I didn’t care much for photography throughout most of college. It wasn’t until early senior year that I picked up my first camera, and until then, all the photos I had taken were just smartphone shots of ordinary life, capturing the places I went, the people I cared about, and my professors’ illegible blackboard scribbles. Photos back then didn’t hold much meaning to me - I’d take them and look back once or twice but I never cared enough to copy them from my phone onto a backup location.
In September 2020, over two years after I had graduated, my phone’s memory card finally gave out.

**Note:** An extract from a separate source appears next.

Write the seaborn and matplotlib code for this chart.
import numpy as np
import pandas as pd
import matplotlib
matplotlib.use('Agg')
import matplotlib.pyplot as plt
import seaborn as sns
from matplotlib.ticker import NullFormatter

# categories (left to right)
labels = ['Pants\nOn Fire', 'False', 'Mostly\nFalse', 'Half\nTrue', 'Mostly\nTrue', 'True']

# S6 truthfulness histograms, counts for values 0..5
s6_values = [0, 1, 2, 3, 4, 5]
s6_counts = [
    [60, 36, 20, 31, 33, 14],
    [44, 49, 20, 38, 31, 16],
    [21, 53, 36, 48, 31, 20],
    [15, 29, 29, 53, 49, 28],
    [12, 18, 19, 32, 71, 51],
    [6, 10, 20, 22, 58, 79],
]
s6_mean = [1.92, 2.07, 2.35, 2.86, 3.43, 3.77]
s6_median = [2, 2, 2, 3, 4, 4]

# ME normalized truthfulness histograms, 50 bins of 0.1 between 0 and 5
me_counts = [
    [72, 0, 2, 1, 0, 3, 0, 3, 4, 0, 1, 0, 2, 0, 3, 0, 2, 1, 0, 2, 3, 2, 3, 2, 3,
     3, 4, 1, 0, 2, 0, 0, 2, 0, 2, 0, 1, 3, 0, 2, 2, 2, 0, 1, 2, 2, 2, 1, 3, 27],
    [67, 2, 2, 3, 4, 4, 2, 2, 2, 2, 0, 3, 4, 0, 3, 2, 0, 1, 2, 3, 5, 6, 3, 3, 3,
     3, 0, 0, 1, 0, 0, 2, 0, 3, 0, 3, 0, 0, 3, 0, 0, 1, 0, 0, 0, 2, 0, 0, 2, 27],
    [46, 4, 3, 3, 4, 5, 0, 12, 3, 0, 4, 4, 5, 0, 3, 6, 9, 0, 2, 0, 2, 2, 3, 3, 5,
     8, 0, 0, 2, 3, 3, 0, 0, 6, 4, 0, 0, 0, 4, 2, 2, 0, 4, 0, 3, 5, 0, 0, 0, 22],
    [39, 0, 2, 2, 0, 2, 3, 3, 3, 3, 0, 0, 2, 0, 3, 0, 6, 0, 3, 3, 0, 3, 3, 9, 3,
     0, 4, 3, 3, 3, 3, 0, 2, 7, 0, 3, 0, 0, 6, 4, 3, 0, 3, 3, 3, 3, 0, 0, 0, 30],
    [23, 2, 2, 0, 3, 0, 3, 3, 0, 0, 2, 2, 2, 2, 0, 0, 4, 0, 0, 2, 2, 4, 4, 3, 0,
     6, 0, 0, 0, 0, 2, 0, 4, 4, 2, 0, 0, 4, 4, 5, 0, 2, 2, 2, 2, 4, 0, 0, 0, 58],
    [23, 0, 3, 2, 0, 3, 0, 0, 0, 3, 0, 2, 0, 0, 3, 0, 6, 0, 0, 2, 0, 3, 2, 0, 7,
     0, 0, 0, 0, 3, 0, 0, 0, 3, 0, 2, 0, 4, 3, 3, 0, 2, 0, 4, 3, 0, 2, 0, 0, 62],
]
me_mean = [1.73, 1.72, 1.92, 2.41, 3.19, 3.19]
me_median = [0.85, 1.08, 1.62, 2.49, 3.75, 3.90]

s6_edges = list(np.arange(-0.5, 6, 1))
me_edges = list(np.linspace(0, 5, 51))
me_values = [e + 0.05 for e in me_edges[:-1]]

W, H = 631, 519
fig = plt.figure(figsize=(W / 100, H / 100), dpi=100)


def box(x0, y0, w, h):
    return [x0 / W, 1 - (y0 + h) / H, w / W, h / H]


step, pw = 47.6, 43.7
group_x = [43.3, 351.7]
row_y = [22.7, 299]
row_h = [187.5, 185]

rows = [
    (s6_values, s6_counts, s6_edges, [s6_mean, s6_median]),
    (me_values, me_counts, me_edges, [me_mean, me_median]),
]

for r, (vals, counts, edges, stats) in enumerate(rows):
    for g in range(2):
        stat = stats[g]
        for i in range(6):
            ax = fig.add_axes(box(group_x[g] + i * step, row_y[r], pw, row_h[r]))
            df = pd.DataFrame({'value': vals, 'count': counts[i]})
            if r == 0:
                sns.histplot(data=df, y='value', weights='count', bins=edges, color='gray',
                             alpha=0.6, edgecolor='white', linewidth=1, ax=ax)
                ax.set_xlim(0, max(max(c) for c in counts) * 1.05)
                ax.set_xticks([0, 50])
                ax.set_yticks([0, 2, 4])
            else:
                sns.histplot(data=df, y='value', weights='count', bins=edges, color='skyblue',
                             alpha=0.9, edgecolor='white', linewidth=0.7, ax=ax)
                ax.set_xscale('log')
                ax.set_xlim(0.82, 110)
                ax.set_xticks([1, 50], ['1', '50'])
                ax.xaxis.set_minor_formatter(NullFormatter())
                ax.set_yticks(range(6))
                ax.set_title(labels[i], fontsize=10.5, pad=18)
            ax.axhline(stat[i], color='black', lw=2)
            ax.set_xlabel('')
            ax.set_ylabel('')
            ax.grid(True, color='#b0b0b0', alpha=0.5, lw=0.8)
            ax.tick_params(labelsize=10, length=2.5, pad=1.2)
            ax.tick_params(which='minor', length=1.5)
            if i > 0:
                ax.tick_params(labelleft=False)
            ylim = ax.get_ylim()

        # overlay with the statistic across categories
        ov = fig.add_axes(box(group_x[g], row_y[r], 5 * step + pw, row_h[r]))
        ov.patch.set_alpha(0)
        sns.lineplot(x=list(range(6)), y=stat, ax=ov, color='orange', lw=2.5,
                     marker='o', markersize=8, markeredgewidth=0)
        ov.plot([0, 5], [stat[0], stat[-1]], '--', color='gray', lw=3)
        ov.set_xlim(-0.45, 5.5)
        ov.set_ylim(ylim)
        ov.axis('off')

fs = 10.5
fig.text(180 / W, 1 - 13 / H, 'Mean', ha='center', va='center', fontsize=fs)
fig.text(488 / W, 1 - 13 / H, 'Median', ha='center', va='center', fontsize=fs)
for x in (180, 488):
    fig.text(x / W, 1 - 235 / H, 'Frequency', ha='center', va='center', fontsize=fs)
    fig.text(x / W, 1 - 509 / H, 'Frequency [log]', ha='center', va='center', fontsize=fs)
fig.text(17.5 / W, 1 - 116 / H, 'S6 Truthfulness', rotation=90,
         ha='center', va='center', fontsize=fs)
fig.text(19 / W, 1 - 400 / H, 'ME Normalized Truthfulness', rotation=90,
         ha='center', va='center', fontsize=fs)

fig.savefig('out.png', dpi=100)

Photography today is a much bigger part of my life than it was back then, so when I realized something was wrong I immediately took the card to a local repair shop to try and save the images that were on it. One option led to another over the course of several weeks, until eventually I shipped the card out to a data recovery cleanroom in a last-ditch effort to salvage something.
The recovery was a partial success - data was pulled off the card, but as I browsed through the recovered photos and videos it was evident that the majority of them were corrupted beyond repair. Some of the images were only partially damaged and still somewhat usable; few were in their original shape.
But in the same way a faint smell or sound can trigger a distant memory, the fragmented photos that remained were enough for me to cobble together portions of my life at UCLA, however brief and disparate they may be. Lost and Found is that incomplete story, and a reminder of the value of memories so easily overlooked.